Despite the personnel changes, the tone of the sketches likely won’t change too much. The room will still be run by Colin Jost, Rob Klein and Bryan Tucker, with longtime writers like Steve Higgins, James Anderson, and John Solomon still around to write those aforementioned Kenan Thompson talk show sketches we all love so much. Thankfully, SNL has continued to invest in its video output, bringing in a former CollegeHumor Editor-in-Chief (Seidell) and the third member of Good Neighbor (Rutherford) to join a well oiled film team that includes pros like Rhys Thomas, Matt & Oz, Alex Buono, Sarah Schneider, Chris Kelly, and Dave McCary.
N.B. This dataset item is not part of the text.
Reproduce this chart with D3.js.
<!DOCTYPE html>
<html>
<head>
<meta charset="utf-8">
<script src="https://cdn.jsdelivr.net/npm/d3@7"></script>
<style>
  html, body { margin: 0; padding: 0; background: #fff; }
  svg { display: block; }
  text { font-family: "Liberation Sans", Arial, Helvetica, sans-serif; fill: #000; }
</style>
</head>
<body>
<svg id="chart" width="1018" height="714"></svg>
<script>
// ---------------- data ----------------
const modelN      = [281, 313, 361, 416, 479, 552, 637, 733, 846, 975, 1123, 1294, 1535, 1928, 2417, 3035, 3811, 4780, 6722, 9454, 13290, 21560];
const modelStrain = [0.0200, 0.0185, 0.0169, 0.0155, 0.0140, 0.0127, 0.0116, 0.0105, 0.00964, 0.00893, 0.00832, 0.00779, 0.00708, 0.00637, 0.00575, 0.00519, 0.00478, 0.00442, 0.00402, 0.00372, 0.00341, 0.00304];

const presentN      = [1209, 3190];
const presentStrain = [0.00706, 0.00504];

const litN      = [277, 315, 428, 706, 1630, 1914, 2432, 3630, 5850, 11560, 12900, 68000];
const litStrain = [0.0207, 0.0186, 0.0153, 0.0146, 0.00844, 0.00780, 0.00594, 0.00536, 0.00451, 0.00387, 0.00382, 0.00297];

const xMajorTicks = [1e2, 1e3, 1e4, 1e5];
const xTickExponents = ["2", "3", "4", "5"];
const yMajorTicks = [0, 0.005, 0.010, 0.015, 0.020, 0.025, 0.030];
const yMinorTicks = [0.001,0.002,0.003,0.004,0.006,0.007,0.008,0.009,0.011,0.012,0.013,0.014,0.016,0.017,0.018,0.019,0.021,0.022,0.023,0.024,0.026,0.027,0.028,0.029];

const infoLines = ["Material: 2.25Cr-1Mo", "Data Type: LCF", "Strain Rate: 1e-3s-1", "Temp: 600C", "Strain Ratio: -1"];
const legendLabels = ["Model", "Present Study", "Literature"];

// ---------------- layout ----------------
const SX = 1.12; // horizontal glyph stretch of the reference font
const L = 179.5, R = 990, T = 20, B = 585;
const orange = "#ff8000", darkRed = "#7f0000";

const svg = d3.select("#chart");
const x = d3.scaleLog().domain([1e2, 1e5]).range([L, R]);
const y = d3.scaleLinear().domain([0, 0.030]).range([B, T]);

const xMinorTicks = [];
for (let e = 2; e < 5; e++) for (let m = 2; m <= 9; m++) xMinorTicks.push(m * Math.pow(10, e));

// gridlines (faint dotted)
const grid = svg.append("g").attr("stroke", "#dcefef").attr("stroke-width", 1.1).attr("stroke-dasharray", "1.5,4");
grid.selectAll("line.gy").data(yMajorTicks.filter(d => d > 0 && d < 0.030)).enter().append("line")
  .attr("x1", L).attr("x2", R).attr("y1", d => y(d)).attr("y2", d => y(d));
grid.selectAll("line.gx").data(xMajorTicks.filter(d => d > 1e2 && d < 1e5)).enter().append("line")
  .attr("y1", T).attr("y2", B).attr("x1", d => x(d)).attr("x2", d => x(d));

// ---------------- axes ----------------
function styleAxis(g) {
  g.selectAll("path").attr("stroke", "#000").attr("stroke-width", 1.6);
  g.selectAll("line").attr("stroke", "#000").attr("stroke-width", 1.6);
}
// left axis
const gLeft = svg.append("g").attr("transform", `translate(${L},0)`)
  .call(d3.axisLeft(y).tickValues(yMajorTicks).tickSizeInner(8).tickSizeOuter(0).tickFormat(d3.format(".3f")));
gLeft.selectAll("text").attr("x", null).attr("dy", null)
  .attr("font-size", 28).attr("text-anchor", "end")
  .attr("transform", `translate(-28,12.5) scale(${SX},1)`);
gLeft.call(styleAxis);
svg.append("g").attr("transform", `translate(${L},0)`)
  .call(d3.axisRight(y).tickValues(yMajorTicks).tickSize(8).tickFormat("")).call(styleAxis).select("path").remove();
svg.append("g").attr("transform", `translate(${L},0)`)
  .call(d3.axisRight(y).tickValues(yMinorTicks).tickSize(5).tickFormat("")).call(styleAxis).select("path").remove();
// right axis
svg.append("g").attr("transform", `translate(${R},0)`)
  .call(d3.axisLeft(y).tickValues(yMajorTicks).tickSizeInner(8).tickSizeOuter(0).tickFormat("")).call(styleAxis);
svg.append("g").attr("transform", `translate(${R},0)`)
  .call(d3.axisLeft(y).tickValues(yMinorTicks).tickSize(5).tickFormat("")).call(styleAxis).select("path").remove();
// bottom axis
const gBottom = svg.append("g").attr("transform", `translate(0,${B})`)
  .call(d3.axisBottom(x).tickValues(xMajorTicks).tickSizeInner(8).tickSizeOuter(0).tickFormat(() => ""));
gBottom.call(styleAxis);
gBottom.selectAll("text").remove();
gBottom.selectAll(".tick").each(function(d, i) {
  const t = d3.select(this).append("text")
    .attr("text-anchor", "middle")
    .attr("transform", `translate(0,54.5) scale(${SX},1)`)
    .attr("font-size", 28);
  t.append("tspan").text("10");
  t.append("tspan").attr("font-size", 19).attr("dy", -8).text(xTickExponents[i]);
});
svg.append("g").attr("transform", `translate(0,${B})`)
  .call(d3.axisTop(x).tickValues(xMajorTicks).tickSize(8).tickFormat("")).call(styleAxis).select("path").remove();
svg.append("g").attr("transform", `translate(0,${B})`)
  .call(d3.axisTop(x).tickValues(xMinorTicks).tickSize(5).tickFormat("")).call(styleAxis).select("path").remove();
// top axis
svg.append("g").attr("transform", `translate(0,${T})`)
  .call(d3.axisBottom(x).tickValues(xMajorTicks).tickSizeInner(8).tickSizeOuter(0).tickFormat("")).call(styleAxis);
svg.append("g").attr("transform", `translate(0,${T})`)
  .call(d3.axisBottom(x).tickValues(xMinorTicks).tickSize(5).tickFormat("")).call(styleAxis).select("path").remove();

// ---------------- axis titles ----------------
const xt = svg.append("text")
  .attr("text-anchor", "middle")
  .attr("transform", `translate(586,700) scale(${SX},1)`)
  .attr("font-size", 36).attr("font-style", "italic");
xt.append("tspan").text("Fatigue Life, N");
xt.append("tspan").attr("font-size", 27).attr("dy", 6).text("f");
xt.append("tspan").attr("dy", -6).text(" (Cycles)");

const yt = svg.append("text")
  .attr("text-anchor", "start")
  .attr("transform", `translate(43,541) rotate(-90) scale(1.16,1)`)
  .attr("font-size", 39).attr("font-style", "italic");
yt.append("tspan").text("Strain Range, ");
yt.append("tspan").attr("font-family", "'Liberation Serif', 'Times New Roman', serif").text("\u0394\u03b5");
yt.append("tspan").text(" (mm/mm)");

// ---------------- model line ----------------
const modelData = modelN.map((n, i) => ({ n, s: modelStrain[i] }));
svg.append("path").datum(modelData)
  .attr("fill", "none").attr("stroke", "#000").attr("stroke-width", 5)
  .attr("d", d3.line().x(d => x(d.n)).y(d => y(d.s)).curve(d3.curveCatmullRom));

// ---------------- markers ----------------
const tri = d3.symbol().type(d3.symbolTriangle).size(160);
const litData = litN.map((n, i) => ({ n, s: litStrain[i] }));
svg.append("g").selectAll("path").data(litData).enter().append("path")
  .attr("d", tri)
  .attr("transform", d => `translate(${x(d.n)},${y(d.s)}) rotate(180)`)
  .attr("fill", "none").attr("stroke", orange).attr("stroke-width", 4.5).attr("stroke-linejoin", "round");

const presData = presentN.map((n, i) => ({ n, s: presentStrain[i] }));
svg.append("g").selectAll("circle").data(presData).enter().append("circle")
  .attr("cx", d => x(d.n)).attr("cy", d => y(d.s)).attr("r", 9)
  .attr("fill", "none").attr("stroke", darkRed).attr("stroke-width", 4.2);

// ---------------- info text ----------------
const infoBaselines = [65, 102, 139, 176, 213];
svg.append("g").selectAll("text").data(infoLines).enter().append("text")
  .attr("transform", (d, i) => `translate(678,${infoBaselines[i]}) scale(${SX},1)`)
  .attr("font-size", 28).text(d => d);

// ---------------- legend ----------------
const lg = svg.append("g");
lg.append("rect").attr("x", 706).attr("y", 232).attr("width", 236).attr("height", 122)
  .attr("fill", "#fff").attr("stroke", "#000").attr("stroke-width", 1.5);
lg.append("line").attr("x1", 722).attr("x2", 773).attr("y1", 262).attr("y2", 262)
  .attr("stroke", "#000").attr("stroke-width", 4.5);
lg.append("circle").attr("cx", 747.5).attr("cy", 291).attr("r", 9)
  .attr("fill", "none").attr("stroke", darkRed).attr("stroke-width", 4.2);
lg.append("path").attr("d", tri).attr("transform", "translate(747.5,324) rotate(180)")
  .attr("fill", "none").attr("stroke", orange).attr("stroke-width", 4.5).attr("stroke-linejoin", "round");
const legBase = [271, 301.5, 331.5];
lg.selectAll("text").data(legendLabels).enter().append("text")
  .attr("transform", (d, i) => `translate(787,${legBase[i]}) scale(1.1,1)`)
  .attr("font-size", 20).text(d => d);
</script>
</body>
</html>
Regardless of where you stand on the staffing changes, SNL producers have certainly nailed the Season 40 host bookings so far. Chris Pratt will host this weekend’s season premiere, followed by Sarah Silverman on Oct. 4, Bill Hader on Oct. 11, and Jim Carrey sometime later in the fall. With so many hosts with actual comedy backgrounds, this season’s schedule is already a vast improvement from a year ago, when Tina Fey’s season premiere was followed with Miley Cyrus and Bruce Willis. And any season that features Parks & Rec supporting actors and opens the door to more Stefon is likely to be a good one.
Of course, this is an anniversary year, and there’s nothing SNL does better than celebrate SNL. And since 90 minutes of self-congratulation isn’t nearly enough, the show has a three-hour 40th anniversary special planned for Feb. 15, 2015, where we’ll all ponder the cultural impact of “Dick In A Box” and try not to think about how rough Dan Aykroyd looks. And if that still isn’t enough, before each new episode, NBC will re-air a previous season’s Emmy-submission episode, offering us surreal glimpses into the past, like when Jimmy Fallon once performed song parodies on late night television.
So a new Weekend Update co-host, a promising lineup of hosts, and a smaller cast that may actually have a chance to show off its talent. Zero episodes in, and Season 40 is already off to a better start than last year.